This portion of the review is mostly SPOILER-FREE for anyone who watched the 1990 film starring Arnold Schwarzenegger. Both the 1990 and 2012 versions are both very loosely based on a Philip K. Dick short story “We Can Remember It for You Wholesale.”
Douglas Quaid is an ordinary worker who has a troubling, recurring dream involving himself a beautiful mystery woman. When he wakes, he is greeted by his consummately gorgeous wife who is concerned for his health and his preoccupation with doing something better with his life. Struggling to cope with a feeling he can’t shake, he goes to a local recreational service known as Total Rekall (sp changed from original, but I figure you can handle that) where is intrigued at the idea of being a spy in a past memory. All the while are news reports of a resistance in a remote location and how the leader of his own community — Cohagen — is attempting to peacefully solve the problems for people.
But when Quaid goes to Total Rekall, something goes wrong, and before the process can take place, police show up to kill Quaid, who kills them all in a rush of super-spy awesomeness that surprises himself more than anyone else, starting an adventure that reveals his wife as an agent of Cohagen and kicks off a rather fun action film that honestly gets better as the film diverges from its original roots.
That does not make its roots poor, however. Overall, the film is a great run’em gun’em film with some sweet sci-fi CG, fighting sequences and honestly better emotion than Arnold could ever churn out at his finest.
Colin Farrell, for all his awkward “Alexander” days, does a decent job as a rather confused self preservationist secret agent trying not to kill those he thought he loved while trying to get to the bottom of things, even while everyone is trying to kill him. The action sequences are sometimes a little longer than they need to be, but I didn’t realize it was a two-hour film until I walked out of the theater, so that’s a good sign that pacing was still quality overall.
Unfortunately, the character of his faux wife remains mostly flat. Kate Beckinsale does execute a slightly more complex version than Sharon Stone did, but remains as coldly relentless. However, the fighting sequences are significantly more brutal and realistic in this version, offering much more impact. Beckinsale’s extensive fighting training from previous films shows very well. It was annoying, however, that she always had her hair down. Understanding the need to differentiate the two characters of her own and Jessica Biel‘s character, who always wears a ponytail, it would have served for this professional agent to put her hair up to improve her ability to see and perceive her environment. You know, like real life.
There are some major plot functions that differ from the original — including never leaving Earth and having no involvement with aliens. But then, Dick’s original story never left Earth either, if for completely different reasons. There is a mention of class differentiation, but they don’t make a real political statement out of it, more of a simple — “Leave us alone” theme that remains apolitical but achieves the desired connection for plotline. Also, while there are slums, high city and overpopulation, the movie doesn’t dissolve into a Blade Runner-esque dystopian future. There are actually some beautiful scenes instead of the eternal night.

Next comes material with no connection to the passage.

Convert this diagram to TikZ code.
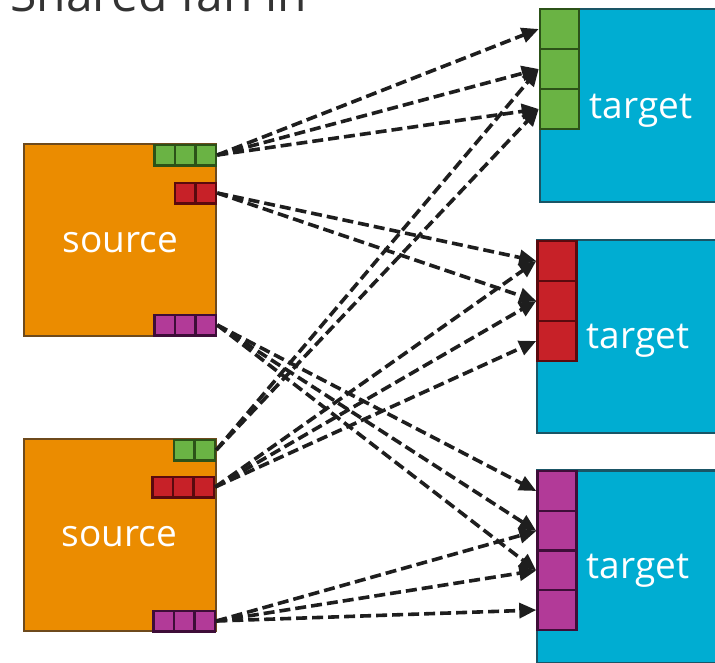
\documentclass[tikz,border=0pt]{standalone}
\usepackage{fontspec}
\setmainfont{Open Sans}
\usetikzlibrary{arrows.meta}

\definecolor{srcfill}{HTML}{EB8C00}
\definecolor{srcline}{HTML}{6E4A1C}
\definecolor{tgtfill}{HTML}{00ADD2}
\definecolor{tgtline}{HTML}{1A5566}
\definecolor{grnfill}{HTML}{6AB344}
\definecolor{grnline}{HTML}{2C5218}
\definecolor{redfill}{HTML}{C72128}
\definecolor{redline}{HTML}{5A0A0E}
\definecolor{purfill}{HTML}{B23A98}
\definecolor{purline}{HTML}{3E0D38}
\definecolor{wirecol}{HTML}{1E1E1E}
\definecolor{titlegray}{HTML}{333333}

\begin{document}
\begin{tikzpicture}[x=1pt,y=-1pt,
  box/.style={draw, line width=2.5pt, minimum width=192pt, minimum height=192pt, inner sep=0pt},
  srcbox/.style={box, fill=srcfill, draw=srcline},
  tgtbox/.style={box, fill=tgtfill, draw=tgtline, minimum height=193pt},
  lbl/.style={text=white, font=\fontsize{37}{40}\selectfont, anchor=base, inner sep=0pt},
  sport/.style={draw, line width=2.5pt, minimum size=20.5pt, inner sep=0pt},
  tport/.style={draw, line width=2.5pt, minimum width=39pt, minimum height=40pt, inner sep=0pt},
  grn/.style={fill=grnfill, draw=grnline},
  rd/.style={fill=redfill, draw=redline},
  pur/.style={fill=purfill, draw=purline},
  link/.style={draw=wirecol, line width=3.6pt, dash pattern=on 11pt off 5pt,
    -{Triangle[length=17pt,width=15pt,fill=wirecol]}}
]
\useasboundingbox (0,0) rectangle (715,662);
\clip (0,0) rectangle (715,662);

% title
\node[anchor=base west, text=titlegray, font=\fontsize{48}{56}\selectfont, inner sep=0pt]
  (title) at (10,11) {Shared fan in};

% sources
\node[srcbox] (s1) at (120,240) {};
\node[srcbox] (s2) at (120,535) {};
\node[lbl] (s1lbl) at (120.5,252) {source};
\node[lbl] (s2lbl) at (119.5,546) {source};

% targets
\node[tgtbox] (t1) at (636,105.5) {};
\node[tgtbox] (t2) at (633,336.5) {};
\node[tgtbox] (t3) at (633,567) {};
\node[lbl] (t1lbl) at (641,118) {target};
\node[lbl] (t2lbl) at (638,348) {target};
\node[lbl] (t3lbl) at (638,578) {target};

% source ports, numbered left to right
\foreach \i/\x in {1/164.75,2/185.25,3/205.75} {
  \node[sport,grn] (s1g\i) at (\x,155) {};
  \node[sport,pur] (s1p\i) at (\x,325) {};
  \node[sport,rd]  (s2r\i) at (\x-2,487) {};
  \node[sport,pur] (s2p\i) at (\x-1,621) {};
}
\foreach \i/\x in {1/185.25,2/205.75} {
  \node[sport,rd]  (s1r\i) at (\x,193) {};
  \node[sport,grn] (s2g\i) at (\x-1,450) {};
}

% target ports, numbered top to bottom
\foreach \i/\y in {1/29,2/69,3/109}
  \node[tport,grn] (t1c\i) at (559.5,\y) {};
\foreach \i/\y in {1/261,2/301,3/341}
  \node[tport,rd] (t2c\i) at (557,\y) {};
\foreach \i/\y in {1/491,2/531,3/570.5,4/610}
  \node[tport,pur] (t3c\i) at (557,\y) {};

% connections
\foreach \c in {1,2,3} \draw[link] (s1g3.east) -- (t1c\c.west);
\foreach \c in {2,3}   \draw[link] (s2g2.east) -- (t1c\c.west);
\foreach \c in {1,2}   \draw[link] (s1r2.east) -- (t2c\c.west);
\foreach \c in {1,2,3} \draw[link] (s2r3.east) -- (t2c\c.west);
\foreach \c in {1,2,3} \draw[link] (s1p3.east) -- (t3c\c.west);
\foreach \c in {2,3,4} \draw[link] (s2p3.east) -- (t3c\c.west);
\end{tikzpicture}
\end{document}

Would I recommend you seeing it? If you love a good sci-fi action film, absolutely. It’s a fun watch, no matter how much you loved the 1990 film. Some of the tech is innovative and fun to watch. The acting isn’t shocking or dynamic, but it’s not necessarily terrible, either. It is strange to hear Bill Nighy in an American accent, however, and they didn’t really give him any time to do what Nighy does best: awesomeness. Go see it! You’ll enjoy! Just don’t expect anything major.
They don’t go to Mars, it’s not about Mars, and Mars is more a by-joke than anything else. Many of the lines pay homage the original, and unfortunately that’s a bane to the initial flow of the film. You can tell they’re following the original story almost too closely in order to capture loyalists, but I think it backfires, taking it much longer to be its own film than it should. This film has some great elements that distinguish it from the original adaptation, but they take awhile to reach.

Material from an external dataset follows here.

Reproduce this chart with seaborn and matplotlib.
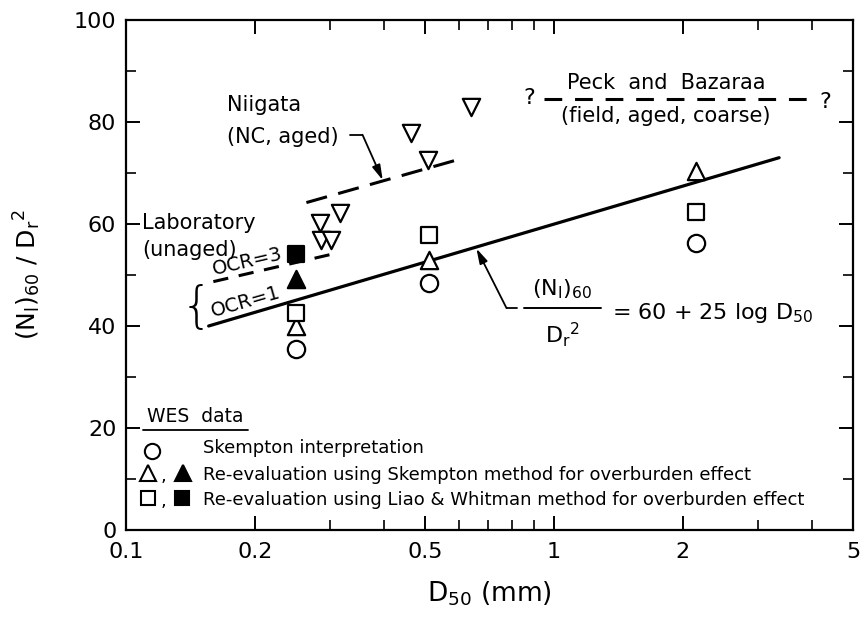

To achieve the airless environment-idea of Mars, the writers purport that our world has been ravaged by a terrible chemical warfare that has made all but two places on Earth inhabitable — The United Federation of Britain, and The Colony — aka Australia. Connecting the two is a massive gravity-based elevator known as “The Fall,” a forty-story or so high craft that loads up workers and drops them directly through the planet to the far side to build synthetic soldiers our antagonist will use to invade the colony and wipe it clean to make for better real estate for the Britons. Our hero just so happens to work in the synthetic factory and supposedly knows a failsafe code that deactivates all of them, though he doesn’t know what it is and in the end doesn’t need it.
Jessica Biel’s character is lamentably flat. The 1990-version of her character is much more multi-layered and complex and would have served her much better. They could have sacrificed a few minutes of the fight scenes to give her greater depth. Biel is capable of depth as an actress, but this film gave her no real room or story to make that happen.
The film does become more of its own film, but it takes awhile. Once you’re past the first quarter to third of the film, it begins taking on a unique flavor that makes the first part much more bearable. I recommend seeing it, just remember to leave Arnold Schwarzenegger at the door.